The company's debt-to-equity ratio stands at 0.51, with a current ratio and quick ratio of 1.68. Hut 8 also has a $65 million credit facility with Coinbase, which is fully drawn.
Strategic Priorities
Hut 8's strategic priorities for the coming quarters are centered around three key areas: the power layer, the digital infrastructure layer, and the compute layer. In the power layer, the company is aggressively advancing its gigawatt-scale development pipeline, with plans to continue expanding its portfolio of high-quality power assets. Since the merger, Hut 8 has converted 268 megawatts of high-quality greenfield capacity, expanding their total power footprint to 1,322 megawatts.
The company is also finalizing plans for a recently announced 205 megawatt greenfield site in the Texas Panhandle, which can support digital infrastructure at scale. This site has the potential to power up to 205 megawatts of Nvidia Blackwell GPUs or up to 16.5 exahash of next-generation ASIC miners.
Within the digital infrastructure layer, Hut 8 is focused on extending its competitive advantage in the speed, capital efficiency, and quality of its infrastructure development. This includes exploring opportunities to leverage its capabilities to capture the growing demand for AI compute, while maintaining a strong focus on Bitcoin mining to generate high-velocity returns that can be deployed towards the acquisition of additional power assets. The company is actively exploring projects of multi 100 megawatt scales with potential JV partners and customers for AI compute.

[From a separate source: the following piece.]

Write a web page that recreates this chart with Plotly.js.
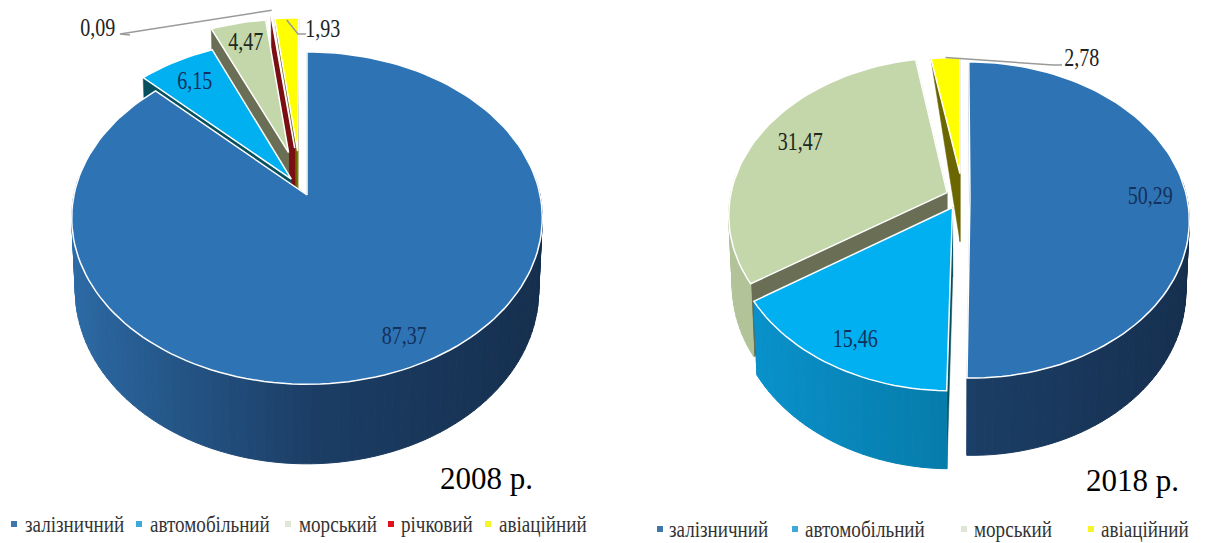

In the compute layer, the company is closely monitoring the development of emerging energy-intensive technologies, such as AI, and remains agile in its ability to capture new market opportunities as they arise. Hut 8 is currently in the process of finalizing a plan to upgrade its existing ASIC fleet to next-generation miners operating at 12 joules per terahash, which could potentially increase their deployed hash rates by more than 2.5x. This upgrade is expected to significantly improve the economics of its Bitcoin mining operations.
Additionally, Hut 8's GPU-as-a-Service vertical is on-track to go live within the coming weeks, with their first cluster of 1,000 Nvidia 100 GPUs hosted at a tier 3 data center in Chicago.
Leadership and Management
Hut 8's commitment to building a generational business is underscored by its recent executive hires, including the appointments of Sean Glennan as Chief Financial Officer and Victor Semah as Chief Legal Officer. These seasoned industry veterans bring a wealth of experience and expertise that will be crucial in guiding the company through its next phase of growth.
Outlook
As Hut 8 continues to execute on its strategic priorities, investors would be wise to closely monitor the company's progress in converting its robust development pipeline, expanding its compute capabilities, and maintaining its operational excellence. The successful execution of Hut 8's power-first strategy could solidify its position as a market leader in the dynamic and rapidly evolving energy infrastructure and digital infrastructure sectors.
The company's ability to outperform its previous guidance, particularly in terms of revenue growth, gross margin expansion, and cost reduction, demonstrates its strong execution capabilities. With its diversified business model, strategic focus on power and digital infrastructure, and ongoing initiatives to improve operational efficiency, Hut 8 is well-positioned to capitalize on opportunities in both the Bitcoin mining and AI compute markets.